The gazpacho was light spicy and quite stimulating; there was much more to it than plain tomatoes - it actually contained garlic and brioche! Naturally this completely outshone the garnishes. As for the appetizers, the seasoning was a shade too heavy on the herring fillet, but the foie gras dishes were amazing (fig & smoked terrine versus "trio" foie gras); especially the "trio" variation consisting of profiteroles filled with foie gras or terrine with dark chocolate sauce - looking like a dessert but not at all sweet, with the chocolate accentuating the aroma of the foie gras.
The main courses were satisfying but less "wow" when compared to the appetizers. The fish, though prepared as a western cuisine, bore a faint resemblance to the traditional Guangdong steamed fishes. The steak and the gravy was a nice match. The quail and potatoes dish was a pleasant surprise and the quail tasted like tender chicken flesh with slow cooking.

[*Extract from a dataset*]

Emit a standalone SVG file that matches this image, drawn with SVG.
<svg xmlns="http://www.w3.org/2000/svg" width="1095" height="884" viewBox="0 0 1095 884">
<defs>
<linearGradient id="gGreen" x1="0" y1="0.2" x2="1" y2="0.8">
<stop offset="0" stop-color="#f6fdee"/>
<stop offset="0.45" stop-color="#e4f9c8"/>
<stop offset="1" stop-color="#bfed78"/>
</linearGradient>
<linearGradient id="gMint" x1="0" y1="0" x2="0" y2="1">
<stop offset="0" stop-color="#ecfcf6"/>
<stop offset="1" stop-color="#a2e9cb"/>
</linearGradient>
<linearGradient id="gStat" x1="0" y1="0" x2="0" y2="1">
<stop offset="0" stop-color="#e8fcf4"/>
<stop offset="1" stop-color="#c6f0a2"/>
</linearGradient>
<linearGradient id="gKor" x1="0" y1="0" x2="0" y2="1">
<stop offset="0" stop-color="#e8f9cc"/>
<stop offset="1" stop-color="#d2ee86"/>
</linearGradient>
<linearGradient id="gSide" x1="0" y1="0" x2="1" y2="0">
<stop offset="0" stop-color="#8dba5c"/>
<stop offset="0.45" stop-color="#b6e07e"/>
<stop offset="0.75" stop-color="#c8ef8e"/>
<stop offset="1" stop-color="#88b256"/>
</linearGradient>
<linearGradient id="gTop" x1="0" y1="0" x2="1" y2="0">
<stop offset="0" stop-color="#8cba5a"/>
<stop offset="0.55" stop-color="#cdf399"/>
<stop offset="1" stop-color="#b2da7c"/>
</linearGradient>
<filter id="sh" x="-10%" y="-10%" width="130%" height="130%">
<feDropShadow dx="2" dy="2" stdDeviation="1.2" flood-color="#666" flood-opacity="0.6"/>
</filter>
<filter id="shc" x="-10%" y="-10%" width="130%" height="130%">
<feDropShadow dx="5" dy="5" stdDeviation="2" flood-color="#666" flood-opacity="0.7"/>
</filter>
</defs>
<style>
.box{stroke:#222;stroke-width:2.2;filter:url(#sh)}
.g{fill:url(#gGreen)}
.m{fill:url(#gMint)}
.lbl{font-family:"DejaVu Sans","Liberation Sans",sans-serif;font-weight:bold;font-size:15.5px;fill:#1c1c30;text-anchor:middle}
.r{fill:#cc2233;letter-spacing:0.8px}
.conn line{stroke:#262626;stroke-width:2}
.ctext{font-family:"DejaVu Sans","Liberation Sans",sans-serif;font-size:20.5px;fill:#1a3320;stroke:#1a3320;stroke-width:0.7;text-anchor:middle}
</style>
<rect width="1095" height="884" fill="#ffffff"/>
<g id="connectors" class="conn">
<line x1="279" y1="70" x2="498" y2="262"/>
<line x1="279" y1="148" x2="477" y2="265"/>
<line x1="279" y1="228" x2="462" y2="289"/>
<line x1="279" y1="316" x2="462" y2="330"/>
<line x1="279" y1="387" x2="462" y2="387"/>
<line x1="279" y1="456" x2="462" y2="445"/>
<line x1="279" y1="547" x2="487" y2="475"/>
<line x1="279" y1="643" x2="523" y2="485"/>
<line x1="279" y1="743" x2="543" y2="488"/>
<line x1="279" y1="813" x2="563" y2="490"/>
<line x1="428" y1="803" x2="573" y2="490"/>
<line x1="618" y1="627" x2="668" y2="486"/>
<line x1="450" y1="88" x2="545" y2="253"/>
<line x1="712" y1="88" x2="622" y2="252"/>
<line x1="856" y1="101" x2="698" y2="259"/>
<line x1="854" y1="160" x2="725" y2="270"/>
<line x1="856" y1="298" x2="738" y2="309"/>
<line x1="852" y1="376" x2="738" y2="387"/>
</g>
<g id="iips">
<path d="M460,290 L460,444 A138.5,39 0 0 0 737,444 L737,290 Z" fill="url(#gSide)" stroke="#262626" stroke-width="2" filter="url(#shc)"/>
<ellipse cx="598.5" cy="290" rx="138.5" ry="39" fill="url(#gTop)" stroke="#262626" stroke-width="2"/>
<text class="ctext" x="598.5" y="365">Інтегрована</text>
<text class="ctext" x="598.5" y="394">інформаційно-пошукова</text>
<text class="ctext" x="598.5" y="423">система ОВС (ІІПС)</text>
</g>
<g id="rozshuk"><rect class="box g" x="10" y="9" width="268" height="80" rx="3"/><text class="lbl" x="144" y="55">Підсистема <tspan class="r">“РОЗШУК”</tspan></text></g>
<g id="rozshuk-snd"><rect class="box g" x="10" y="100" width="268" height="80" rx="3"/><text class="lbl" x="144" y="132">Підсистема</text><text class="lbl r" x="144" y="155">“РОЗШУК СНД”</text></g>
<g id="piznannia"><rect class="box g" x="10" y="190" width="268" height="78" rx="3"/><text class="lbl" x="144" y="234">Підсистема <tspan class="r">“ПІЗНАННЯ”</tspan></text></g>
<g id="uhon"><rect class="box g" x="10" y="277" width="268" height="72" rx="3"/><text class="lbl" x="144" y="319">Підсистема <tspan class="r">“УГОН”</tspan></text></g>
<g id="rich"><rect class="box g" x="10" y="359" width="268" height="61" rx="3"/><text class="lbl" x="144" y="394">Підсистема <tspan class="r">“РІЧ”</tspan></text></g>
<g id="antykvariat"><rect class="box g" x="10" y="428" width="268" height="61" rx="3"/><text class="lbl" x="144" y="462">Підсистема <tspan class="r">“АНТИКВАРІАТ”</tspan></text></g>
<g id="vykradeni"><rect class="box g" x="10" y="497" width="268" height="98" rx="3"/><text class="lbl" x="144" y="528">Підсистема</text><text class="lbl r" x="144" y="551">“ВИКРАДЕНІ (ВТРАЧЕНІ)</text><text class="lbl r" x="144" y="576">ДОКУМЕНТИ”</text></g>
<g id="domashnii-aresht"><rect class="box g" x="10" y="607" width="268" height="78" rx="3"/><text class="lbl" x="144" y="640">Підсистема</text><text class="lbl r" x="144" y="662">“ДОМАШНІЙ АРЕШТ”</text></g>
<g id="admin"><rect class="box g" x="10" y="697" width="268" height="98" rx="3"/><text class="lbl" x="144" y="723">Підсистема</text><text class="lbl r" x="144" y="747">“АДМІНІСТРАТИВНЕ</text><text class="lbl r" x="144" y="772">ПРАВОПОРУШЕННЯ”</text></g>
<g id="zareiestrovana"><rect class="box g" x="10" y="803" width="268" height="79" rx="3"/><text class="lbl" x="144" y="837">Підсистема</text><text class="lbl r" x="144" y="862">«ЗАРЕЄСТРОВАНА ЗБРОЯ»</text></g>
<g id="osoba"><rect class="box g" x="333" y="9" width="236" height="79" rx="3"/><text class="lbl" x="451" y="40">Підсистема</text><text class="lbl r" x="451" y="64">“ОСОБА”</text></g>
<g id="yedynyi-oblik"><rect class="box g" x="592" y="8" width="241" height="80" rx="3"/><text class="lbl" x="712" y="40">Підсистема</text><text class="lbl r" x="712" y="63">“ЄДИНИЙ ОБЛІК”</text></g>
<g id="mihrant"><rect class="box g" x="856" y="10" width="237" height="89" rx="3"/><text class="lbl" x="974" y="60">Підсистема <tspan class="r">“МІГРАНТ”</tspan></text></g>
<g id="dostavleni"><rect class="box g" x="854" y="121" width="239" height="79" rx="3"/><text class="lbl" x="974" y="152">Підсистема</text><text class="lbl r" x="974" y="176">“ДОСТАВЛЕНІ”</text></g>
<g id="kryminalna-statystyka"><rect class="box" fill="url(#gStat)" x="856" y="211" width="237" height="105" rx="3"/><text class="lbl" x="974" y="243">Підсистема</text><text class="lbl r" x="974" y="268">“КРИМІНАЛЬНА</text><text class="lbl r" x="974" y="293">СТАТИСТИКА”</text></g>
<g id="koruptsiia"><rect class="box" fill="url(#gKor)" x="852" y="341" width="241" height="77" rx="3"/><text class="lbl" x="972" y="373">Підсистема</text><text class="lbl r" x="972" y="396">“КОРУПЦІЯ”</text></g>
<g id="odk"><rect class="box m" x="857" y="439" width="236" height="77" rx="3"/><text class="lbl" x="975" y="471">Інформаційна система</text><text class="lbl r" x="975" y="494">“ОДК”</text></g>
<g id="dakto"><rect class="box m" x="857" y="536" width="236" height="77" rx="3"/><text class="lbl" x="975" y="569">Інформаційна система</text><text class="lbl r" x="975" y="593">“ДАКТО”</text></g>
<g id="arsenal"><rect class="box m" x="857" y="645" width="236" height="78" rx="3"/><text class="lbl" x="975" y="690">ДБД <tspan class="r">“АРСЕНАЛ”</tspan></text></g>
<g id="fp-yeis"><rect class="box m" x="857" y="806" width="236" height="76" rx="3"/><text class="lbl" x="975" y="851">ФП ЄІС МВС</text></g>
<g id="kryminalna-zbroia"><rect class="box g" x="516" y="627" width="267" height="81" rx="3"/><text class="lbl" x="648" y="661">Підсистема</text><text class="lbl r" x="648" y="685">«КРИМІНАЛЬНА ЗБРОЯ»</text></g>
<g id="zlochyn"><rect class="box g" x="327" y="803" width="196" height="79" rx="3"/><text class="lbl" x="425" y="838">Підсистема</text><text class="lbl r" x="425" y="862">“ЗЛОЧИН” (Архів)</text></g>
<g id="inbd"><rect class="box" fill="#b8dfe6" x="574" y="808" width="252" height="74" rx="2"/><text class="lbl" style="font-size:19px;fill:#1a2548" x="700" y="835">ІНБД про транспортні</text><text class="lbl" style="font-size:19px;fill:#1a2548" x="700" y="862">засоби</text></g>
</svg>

The desserts were laudable too; the poached pear in red wine sauce was extraordinary in spite of its rather plain appearance - the pear melted in one's mouth and tasted like hawthorn. The ice cream and rhubarb tart was unique as the latter was not the British earthy version but a "Frenchified" dainty one. The creme brûlée was nothing short of the ideal - the glazed caramel crust was crispy but not too sweet, the custard base was smooth but the consistency was adequately firm for the spoon.
What topped this wonderful repast was the very reasonable price as weekend 3-course lunches ranged from $300-350 only! From the menu, weekday lunch buffets are also a bargain and hopefully I would be able to try this in future.